> OBJECTIVE
Collect each line of the records containing the string "with".

> DATASET RECORDS
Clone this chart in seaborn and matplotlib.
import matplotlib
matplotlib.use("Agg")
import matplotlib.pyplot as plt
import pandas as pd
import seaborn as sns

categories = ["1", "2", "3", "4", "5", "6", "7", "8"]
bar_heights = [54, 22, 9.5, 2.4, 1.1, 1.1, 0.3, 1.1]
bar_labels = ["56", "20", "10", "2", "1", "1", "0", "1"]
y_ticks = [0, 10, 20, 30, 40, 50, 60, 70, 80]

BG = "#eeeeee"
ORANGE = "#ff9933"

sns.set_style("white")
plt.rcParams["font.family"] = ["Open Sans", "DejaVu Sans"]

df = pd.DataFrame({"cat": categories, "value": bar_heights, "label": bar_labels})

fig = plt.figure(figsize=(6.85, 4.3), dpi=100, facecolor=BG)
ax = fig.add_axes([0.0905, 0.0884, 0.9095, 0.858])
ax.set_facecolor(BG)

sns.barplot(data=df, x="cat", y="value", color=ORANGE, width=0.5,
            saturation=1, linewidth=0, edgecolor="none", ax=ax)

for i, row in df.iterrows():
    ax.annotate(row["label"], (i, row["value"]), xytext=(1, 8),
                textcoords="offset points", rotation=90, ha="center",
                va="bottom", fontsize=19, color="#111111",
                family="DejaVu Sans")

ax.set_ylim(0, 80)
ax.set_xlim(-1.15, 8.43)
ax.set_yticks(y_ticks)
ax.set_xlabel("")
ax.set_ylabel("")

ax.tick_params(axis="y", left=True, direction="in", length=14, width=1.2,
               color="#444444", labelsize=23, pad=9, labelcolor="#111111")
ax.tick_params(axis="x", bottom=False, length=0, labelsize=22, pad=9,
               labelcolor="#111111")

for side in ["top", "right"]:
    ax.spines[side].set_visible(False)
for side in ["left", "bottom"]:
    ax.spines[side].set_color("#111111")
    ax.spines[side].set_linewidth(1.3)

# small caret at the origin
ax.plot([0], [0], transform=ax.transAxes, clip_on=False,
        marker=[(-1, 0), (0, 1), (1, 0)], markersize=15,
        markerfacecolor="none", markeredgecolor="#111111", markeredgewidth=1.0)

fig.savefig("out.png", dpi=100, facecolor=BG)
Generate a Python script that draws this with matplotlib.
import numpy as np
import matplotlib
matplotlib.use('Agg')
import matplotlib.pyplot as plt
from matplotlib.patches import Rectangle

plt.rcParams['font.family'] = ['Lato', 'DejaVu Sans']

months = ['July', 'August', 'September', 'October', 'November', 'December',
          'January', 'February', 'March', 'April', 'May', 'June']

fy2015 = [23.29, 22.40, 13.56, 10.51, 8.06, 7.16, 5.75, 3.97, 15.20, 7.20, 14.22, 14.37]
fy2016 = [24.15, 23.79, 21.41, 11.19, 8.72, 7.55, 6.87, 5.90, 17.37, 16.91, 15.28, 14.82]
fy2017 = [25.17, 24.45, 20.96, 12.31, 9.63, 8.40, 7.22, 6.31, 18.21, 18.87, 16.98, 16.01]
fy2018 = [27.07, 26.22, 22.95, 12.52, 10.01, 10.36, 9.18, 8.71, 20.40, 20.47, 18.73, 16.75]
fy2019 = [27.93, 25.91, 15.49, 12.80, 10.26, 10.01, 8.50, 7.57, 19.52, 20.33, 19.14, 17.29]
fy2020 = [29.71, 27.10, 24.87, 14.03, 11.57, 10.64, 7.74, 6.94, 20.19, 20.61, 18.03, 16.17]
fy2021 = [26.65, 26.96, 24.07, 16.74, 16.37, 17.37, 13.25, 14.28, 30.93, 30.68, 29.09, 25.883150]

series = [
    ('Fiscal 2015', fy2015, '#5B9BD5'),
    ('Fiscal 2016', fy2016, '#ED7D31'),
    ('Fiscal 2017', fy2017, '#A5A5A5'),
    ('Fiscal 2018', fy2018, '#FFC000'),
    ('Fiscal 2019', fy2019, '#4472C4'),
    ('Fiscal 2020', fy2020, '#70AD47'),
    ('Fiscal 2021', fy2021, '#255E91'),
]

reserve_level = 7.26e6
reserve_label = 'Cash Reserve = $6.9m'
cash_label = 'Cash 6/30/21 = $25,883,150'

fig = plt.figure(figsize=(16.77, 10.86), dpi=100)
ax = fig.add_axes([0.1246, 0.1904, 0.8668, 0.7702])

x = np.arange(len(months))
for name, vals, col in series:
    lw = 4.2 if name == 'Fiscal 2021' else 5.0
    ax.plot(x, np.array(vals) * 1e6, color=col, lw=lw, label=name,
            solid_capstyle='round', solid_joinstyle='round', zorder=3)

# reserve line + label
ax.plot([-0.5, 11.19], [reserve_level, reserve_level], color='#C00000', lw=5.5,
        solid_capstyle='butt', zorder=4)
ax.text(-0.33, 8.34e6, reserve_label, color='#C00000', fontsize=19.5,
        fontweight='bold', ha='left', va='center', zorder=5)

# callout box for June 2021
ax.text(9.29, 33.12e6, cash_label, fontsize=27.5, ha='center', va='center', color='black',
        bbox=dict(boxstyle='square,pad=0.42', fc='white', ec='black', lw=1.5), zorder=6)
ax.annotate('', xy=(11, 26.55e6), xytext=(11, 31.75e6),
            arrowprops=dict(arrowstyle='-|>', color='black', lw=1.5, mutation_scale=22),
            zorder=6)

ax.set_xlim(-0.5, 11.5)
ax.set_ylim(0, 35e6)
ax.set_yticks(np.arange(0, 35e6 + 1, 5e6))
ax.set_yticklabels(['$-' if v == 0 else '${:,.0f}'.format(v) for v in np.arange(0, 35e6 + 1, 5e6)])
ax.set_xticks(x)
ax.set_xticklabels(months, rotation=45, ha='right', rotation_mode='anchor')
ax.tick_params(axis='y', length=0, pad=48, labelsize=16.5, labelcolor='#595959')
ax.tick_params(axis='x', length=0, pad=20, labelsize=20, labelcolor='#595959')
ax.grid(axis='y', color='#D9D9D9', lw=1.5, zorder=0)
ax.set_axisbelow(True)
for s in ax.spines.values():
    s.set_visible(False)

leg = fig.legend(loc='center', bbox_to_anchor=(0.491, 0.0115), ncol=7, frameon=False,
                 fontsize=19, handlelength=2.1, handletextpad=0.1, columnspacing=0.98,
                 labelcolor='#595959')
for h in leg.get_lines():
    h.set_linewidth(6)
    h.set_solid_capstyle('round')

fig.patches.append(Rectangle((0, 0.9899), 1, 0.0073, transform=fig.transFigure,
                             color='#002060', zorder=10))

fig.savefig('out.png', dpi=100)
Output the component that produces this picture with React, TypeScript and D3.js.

> EXPECTED ANSWER
Generate a Python script that draws this with matplotlib.
Output the component that produces this picture with React, TypeScript and D3.js.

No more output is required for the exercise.